• _Task statement_
For each line below that contains the string "this", copy that line.

• _Records to use_
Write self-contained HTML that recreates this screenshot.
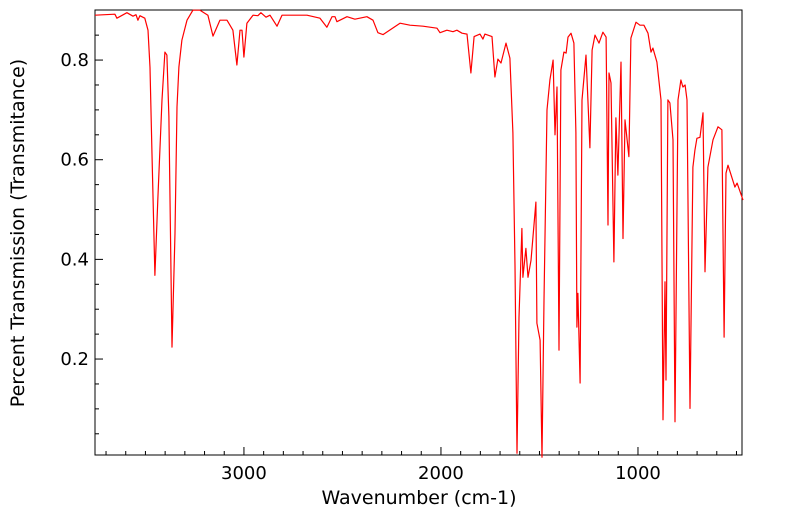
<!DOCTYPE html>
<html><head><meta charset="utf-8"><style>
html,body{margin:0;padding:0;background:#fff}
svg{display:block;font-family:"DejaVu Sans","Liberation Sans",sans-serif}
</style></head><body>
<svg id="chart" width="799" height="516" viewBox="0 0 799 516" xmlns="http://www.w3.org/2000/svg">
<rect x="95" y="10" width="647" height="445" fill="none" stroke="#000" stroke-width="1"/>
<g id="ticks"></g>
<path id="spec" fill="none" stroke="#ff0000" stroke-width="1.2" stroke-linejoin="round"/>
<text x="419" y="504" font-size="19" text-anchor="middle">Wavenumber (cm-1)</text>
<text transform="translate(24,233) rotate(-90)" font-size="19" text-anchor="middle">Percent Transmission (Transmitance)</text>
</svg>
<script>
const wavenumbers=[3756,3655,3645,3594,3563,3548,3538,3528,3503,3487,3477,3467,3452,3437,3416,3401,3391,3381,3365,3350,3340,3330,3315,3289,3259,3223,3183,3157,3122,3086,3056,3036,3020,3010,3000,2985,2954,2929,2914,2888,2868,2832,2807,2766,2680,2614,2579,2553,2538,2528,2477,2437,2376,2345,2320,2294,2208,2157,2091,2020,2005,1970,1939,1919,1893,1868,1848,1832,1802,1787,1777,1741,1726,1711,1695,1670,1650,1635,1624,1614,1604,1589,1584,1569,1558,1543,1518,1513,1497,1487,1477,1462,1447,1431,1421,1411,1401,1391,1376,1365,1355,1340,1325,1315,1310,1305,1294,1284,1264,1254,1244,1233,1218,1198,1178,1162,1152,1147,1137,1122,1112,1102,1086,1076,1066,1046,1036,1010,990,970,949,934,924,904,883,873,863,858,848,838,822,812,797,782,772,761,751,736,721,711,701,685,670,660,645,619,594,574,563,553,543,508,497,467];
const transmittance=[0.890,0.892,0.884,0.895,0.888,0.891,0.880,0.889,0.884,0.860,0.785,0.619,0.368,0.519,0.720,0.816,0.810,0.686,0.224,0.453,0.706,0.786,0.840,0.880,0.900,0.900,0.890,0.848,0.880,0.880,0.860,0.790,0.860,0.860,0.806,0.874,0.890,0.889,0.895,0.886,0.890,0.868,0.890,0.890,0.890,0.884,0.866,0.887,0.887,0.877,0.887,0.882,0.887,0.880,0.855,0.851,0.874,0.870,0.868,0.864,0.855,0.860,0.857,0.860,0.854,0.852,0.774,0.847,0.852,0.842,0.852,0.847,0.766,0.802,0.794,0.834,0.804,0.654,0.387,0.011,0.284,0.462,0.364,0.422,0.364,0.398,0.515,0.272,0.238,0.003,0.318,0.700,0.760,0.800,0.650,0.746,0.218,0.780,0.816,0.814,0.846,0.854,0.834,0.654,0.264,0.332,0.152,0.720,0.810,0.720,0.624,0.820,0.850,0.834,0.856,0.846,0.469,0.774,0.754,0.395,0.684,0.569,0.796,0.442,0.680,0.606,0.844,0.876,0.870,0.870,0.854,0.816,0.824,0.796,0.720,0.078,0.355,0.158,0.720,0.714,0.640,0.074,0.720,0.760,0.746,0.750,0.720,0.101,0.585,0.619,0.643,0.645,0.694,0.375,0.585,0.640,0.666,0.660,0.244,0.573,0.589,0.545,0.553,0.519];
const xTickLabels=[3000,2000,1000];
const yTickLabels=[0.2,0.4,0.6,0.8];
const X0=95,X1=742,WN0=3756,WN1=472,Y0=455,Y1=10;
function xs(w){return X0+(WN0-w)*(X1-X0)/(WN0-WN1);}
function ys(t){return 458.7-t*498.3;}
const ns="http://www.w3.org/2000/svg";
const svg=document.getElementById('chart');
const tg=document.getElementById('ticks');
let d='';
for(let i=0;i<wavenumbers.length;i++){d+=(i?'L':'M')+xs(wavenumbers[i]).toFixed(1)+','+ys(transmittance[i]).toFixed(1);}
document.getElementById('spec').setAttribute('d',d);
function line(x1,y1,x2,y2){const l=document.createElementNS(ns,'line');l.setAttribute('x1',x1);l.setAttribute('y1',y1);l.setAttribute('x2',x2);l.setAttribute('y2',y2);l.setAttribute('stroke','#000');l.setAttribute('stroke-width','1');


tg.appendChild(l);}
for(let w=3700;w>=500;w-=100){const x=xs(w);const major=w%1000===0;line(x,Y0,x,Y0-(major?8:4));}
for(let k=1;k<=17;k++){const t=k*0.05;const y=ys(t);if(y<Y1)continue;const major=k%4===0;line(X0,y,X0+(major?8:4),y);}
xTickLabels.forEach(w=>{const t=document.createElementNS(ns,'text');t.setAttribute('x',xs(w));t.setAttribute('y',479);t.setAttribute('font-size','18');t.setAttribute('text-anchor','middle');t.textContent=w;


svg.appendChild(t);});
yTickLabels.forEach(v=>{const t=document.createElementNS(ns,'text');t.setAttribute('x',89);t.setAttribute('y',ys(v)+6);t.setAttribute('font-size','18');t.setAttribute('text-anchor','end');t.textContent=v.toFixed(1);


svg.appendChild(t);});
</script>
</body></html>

* * *

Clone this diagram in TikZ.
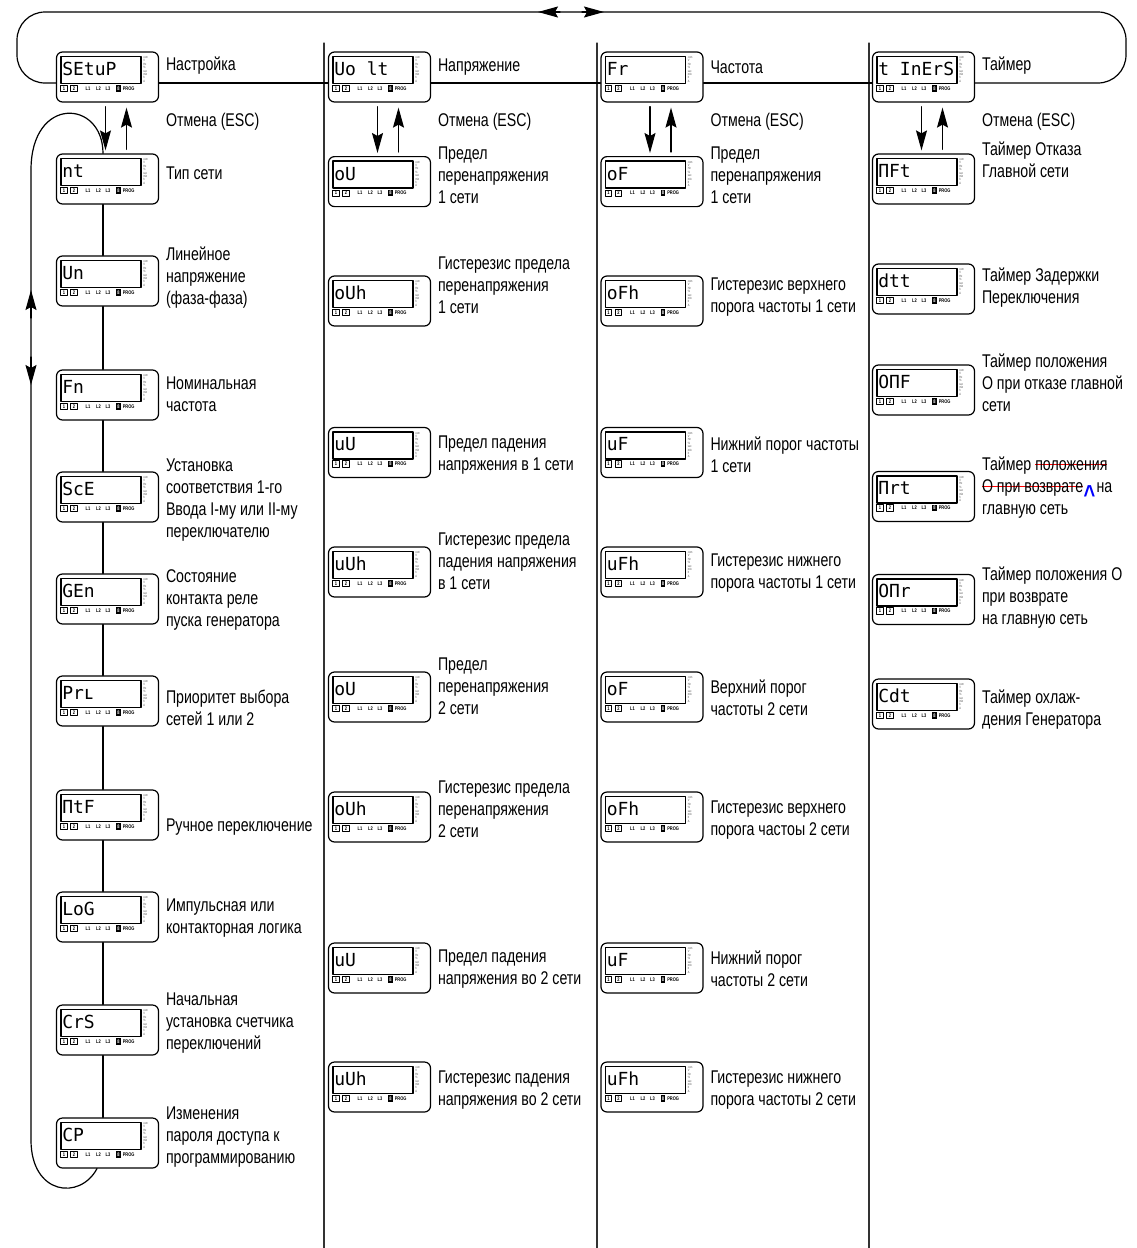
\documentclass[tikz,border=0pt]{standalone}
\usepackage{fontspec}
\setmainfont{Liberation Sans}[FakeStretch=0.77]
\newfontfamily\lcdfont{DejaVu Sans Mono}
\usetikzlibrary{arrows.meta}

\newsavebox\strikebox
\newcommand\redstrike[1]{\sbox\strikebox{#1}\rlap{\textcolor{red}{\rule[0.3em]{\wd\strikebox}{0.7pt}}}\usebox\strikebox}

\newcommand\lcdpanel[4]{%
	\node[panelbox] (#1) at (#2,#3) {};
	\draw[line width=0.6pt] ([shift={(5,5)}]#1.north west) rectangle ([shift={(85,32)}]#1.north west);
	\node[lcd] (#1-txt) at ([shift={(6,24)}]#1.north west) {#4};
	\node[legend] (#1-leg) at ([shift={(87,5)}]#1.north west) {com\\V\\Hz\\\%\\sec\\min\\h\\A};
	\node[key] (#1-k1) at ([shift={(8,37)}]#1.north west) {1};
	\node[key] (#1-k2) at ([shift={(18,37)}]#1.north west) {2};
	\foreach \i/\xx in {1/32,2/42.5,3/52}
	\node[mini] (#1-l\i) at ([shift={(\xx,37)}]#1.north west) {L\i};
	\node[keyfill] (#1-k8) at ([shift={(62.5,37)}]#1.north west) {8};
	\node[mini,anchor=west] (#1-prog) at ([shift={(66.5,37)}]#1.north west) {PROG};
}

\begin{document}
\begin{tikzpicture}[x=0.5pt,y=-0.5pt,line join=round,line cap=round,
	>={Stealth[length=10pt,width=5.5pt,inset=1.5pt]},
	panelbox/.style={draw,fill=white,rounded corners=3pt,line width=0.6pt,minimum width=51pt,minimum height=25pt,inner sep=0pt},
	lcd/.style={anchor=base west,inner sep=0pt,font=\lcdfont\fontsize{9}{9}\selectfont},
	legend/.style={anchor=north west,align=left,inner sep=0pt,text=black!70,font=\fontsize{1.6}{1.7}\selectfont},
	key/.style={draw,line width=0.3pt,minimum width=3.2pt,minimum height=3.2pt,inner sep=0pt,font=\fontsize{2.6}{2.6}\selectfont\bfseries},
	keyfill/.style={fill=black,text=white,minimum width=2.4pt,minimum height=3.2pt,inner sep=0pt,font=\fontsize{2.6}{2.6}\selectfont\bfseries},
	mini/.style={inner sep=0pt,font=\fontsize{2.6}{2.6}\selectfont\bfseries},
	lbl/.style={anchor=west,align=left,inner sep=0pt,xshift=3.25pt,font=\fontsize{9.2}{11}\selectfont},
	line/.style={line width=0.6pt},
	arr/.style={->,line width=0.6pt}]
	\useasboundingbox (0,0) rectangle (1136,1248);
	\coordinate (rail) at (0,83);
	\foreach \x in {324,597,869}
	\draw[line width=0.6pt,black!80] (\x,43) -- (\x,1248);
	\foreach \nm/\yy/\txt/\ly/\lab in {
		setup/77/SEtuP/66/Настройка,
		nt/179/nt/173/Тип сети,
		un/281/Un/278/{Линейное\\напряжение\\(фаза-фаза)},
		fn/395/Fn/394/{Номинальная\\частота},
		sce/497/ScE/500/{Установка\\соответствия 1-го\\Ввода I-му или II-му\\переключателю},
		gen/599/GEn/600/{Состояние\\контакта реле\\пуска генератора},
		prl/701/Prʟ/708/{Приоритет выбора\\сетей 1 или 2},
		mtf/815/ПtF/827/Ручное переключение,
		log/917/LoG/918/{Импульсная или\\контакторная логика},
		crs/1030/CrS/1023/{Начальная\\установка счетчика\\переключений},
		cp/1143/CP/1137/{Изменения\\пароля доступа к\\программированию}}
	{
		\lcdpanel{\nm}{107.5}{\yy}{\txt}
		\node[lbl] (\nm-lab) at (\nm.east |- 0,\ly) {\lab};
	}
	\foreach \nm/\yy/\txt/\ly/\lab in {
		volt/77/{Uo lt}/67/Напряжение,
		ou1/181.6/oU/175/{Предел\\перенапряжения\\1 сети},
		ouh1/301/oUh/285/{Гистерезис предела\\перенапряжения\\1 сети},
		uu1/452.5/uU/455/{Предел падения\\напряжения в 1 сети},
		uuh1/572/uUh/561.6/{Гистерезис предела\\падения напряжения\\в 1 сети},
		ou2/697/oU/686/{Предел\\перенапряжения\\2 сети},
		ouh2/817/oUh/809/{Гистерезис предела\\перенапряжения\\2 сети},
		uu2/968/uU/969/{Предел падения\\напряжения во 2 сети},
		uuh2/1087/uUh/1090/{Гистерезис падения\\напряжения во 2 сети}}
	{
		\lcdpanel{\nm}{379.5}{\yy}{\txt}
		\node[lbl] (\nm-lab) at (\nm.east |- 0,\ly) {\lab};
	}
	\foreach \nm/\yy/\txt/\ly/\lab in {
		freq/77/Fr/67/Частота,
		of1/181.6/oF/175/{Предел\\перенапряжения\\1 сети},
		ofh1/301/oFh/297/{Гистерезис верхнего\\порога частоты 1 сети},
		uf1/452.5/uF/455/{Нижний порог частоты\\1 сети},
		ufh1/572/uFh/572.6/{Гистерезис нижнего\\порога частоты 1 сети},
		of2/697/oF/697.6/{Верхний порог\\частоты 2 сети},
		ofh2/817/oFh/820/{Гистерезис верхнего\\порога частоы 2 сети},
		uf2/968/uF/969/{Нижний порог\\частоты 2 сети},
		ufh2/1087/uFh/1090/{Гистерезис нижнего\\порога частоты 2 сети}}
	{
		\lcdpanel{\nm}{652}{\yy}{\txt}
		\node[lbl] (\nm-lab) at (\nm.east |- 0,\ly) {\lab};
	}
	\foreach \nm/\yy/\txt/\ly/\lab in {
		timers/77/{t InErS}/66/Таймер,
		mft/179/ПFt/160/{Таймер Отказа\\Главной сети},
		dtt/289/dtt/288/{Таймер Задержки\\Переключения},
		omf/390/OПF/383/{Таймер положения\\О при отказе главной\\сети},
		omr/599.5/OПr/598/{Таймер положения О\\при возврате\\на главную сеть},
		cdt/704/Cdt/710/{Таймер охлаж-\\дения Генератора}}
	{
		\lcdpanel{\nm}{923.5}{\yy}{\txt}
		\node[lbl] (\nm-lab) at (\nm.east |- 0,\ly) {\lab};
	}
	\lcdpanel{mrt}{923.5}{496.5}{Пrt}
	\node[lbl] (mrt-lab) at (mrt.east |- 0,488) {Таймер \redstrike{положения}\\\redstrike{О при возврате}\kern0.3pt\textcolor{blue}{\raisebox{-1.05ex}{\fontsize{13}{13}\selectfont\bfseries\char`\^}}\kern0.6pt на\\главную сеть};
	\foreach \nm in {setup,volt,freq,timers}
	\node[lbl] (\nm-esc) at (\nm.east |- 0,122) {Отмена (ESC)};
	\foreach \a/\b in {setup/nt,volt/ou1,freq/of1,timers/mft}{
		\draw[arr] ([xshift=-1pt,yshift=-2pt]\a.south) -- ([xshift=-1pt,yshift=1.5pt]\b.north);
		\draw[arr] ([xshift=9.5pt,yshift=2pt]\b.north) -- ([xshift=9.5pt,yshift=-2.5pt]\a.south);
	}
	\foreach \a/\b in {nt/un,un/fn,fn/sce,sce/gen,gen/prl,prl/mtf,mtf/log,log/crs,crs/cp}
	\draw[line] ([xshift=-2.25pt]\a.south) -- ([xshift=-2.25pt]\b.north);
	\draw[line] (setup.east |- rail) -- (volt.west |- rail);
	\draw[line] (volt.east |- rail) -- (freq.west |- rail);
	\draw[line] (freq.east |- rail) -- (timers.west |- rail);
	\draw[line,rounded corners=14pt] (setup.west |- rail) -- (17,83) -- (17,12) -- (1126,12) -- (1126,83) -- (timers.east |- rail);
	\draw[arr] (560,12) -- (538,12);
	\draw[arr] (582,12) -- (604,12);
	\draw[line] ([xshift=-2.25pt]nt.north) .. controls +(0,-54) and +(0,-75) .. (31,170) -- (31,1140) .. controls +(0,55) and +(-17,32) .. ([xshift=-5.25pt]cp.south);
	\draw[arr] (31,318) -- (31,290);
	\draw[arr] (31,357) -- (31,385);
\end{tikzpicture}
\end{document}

• _The result_
Write self-contained HTML that recreates this screenshot.
Clone this diagram in TikZ.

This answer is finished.